:: DATA SEGMENT ::
————————

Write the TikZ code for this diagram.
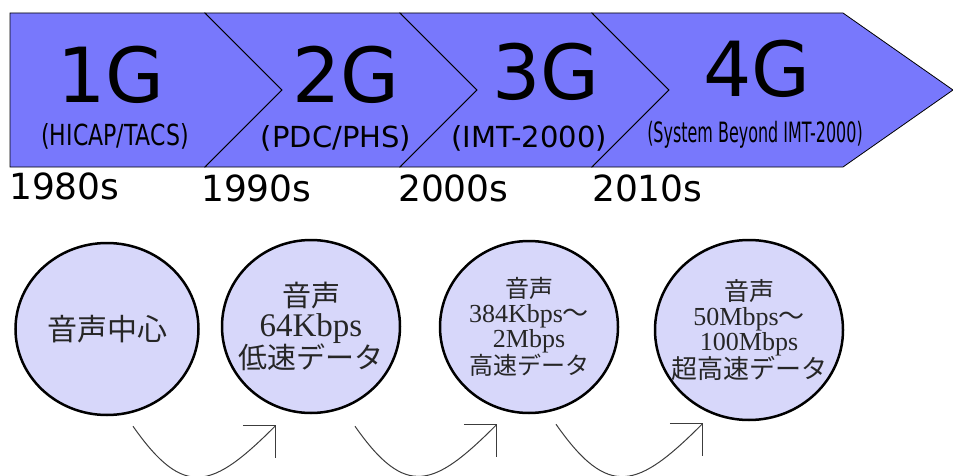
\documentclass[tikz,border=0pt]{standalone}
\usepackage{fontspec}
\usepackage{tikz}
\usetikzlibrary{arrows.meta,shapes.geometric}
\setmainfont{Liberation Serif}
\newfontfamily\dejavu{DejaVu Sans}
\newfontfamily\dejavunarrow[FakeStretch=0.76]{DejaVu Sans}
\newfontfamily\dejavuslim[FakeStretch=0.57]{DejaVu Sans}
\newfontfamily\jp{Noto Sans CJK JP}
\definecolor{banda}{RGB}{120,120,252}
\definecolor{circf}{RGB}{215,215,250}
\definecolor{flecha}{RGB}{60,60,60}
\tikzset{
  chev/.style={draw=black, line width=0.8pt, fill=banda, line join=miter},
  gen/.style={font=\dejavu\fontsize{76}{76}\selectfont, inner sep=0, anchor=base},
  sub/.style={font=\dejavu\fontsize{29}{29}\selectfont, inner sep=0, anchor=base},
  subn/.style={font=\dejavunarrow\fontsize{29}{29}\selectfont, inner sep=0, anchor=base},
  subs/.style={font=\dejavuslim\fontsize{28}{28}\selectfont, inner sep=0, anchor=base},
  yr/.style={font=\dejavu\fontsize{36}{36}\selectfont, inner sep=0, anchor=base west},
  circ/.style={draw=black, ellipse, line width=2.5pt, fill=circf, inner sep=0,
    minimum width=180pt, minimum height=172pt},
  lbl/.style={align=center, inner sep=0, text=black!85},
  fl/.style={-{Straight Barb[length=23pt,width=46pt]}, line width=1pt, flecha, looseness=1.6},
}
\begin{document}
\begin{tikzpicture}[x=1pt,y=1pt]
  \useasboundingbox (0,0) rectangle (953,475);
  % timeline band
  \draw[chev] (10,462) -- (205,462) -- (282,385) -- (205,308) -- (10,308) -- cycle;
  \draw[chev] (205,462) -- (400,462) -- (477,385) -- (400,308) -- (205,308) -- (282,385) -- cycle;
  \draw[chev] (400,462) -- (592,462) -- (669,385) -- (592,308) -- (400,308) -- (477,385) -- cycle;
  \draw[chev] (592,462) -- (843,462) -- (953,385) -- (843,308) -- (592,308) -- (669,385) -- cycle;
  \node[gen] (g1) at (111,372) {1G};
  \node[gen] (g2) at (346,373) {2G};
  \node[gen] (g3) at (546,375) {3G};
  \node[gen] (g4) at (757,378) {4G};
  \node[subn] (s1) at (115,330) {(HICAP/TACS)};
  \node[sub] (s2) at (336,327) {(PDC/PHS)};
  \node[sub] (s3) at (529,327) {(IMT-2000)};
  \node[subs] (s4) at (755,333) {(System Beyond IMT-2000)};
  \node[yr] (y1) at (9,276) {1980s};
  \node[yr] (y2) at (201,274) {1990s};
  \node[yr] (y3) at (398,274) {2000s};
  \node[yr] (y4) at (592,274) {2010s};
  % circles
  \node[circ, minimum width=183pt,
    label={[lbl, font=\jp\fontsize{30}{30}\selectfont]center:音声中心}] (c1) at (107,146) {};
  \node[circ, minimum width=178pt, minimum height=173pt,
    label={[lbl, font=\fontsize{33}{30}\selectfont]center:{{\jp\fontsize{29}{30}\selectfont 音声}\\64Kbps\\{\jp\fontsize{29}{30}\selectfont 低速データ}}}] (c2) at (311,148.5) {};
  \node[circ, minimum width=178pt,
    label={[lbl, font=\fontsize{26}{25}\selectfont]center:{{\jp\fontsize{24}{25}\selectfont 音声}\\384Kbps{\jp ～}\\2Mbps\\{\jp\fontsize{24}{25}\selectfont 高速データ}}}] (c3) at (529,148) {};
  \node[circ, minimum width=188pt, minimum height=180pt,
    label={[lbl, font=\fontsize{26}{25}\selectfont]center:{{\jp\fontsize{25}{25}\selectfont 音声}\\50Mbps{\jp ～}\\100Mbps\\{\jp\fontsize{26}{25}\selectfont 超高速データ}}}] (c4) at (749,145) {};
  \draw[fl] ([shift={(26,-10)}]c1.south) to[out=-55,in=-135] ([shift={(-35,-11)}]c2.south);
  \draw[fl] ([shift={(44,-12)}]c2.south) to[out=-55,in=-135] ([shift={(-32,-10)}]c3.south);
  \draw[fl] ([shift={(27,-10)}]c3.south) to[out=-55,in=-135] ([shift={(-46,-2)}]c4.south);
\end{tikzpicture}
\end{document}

————————

:: WORK REQUIRED ::
Restate the whole listing above exactly, except for its images.

:: SOLUTION TO THE PROBLEM ::
Write the TikZ code for this diagram.
\documentclass[tikz,border=0pt]{standalone}
\usepackage{fontspec}
\usepackage{tikz}
\usetikzlibrary{arrows.meta,shapes.geometric}
\setmainfont{Liberation Serif}
\newfontfamily\dejavu{DejaVu Sans}
\newfontfamily\dejavunarrow[FakeStretch=0.76]{DejaVu Sans}
\newfontfamily\dejavuslim[FakeStretch=0.57]{DejaVu Sans}
\newfontfamily\jp{Noto Sans CJK JP}
\definecolor{banda}{RGB}{120,120,252}
\definecolor{circf}{RGB}{215,215,250}
\definecolor{flecha}{RGB}{60,60,60}
\tikzset{
  chev/.style={draw=black, line width=0.8pt, fill=banda, line join=miter},
  gen/.style={font=\dejavu\fontsize{76}{76}\selectfont, inner sep=0, anchor=base},
  sub/.style={font=\dejavu\fontsize{29}{29}\selectfont, inner sep=0, anchor=base},
  subn/.style={font=\dejavunarrow\fontsize{29}{29}\selectfont, inner sep=0, anchor=base},
  subs/.style={font=\dejavuslim\fontsize{28}{28}\selectfont, inner sep=0, anchor=base},
  yr/.style={font=\dejavu\fontsize{36}{36}\selectfont, inner sep=0, anchor=base west},
  circ/.style={draw=black, ellipse, line width=2.5pt, fill=circf, inner sep=0,
    minimum width=180pt, minimum height=172pt},
  lbl/.style={align=center, inner sep=0, text=black!85},
  fl/.style={-{Straight Barb[length=23pt,width=46pt]}, line width=1pt, flecha, looseness=1.6},
}
\begin{document}
\begin{tikzpicture}[x=1pt,y=1pt]
  \useasboundingbox (0,0) rectangle (953,475);
  % timeline band
  \draw[chev] (10,462) -- (205,462) -- (282,385) -- (205,308) -- (10,308) -- cycle;
  \draw[chev] (205,462) -- (400,462) -- (477,385) -- (400,308) -- (205,308) -- (282,385) -- cycle;
  \draw[chev] (400,462) -- (592,462) -- (669,385) -- (592,308) -- (400,308) -- (477,385) -- cycle;
  \draw[chev] (592,462) -- (843,462) -- (953,385) -- (843,308) -- (592,308) -- (669,385) -- cycle;
  \node[gen] (g1) at (111,372) {1G};
  \node[gen] (g2) at (346,373) {2G};
  \node[gen] (g3) at (546,375) {3G};
  \node[gen] (g4) at (757,378) {4G};
  \node[subn] (s1) at (115,330) {(HICAP/TACS)};
  \node[sub] (s2) at (336,327) {(PDC/PHS)};
  \node[sub] (s3) at (529,327) {(IMT-2000)};
  \node[subs] (s4) at (755,333) {(System Beyond IMT-2000)};
  \node[yr] (y1) at (9,276) {1980s};
  \node[yr] (y2) at (201,274) {1990s};
  \node[yr] (y3) at (398,274) {2000s};
  \node[yr] (y4) at (592,274) {2010s};
  % circles
  \node[circ, minimum width=183pt,
    label={[lbl, font=\jp\fontsize{30}{30}\selectfont]center:音声中心}] (c1) at (107,146) {};
  \node[circ, minimum width=178pt, minimum height=173pt,
    label={[lbl, font=\fontsize{33}{30}\selectfont]center:{{\jp\fontsize{29}{30}\selectfont 音声}\\64Kbps\\{\jp\fontsize{29}{30}\selectfont 低速データ}}}] (c2) at (311,148.5) {};
  \node[circ, minimum width=178pt,
    label={[lbl, font=\fontsize{26}{25}\selectfont]center:{{\jp\fontsize{24}{25}\selectfont 音声}\\384Kbps{\jp ～}\\2Mbps\\{\jp\fontsize{24}{25}\selectfont 高速データ}}}] (c3) at (529,148) {};
  \node[circ, minimum width=188pt, minimum height=180pt,
    label={[lbl, font=\fontsize{26}{25}\selectfont]center:{{\jp\fontsize{25}{25}\selectfont 音声}\\50Mbps{\jp ～}\\100Mbps\\{\jp\fontsize{26}{25}\selectfont 超高速データ}}}] (c4) at (749,145) {};
  \draw[fl] ([shift={(26,-10)}]c1.south) to[out=-55,in=-135] ([shift={(-35,-11)}]c2.south);
  \draw[fl] ([shift={(44,-12)}]c2.south) to[out=-55,in=-135] ([shift={(-32,-10)}]c3.south);
  \draw[fl] ([shift={(27,-10)}]c3.south) to[out=-55,in=-135] ([shift={(-46,-2)}]c4.south);
\end{tikzpicture}
\end{document}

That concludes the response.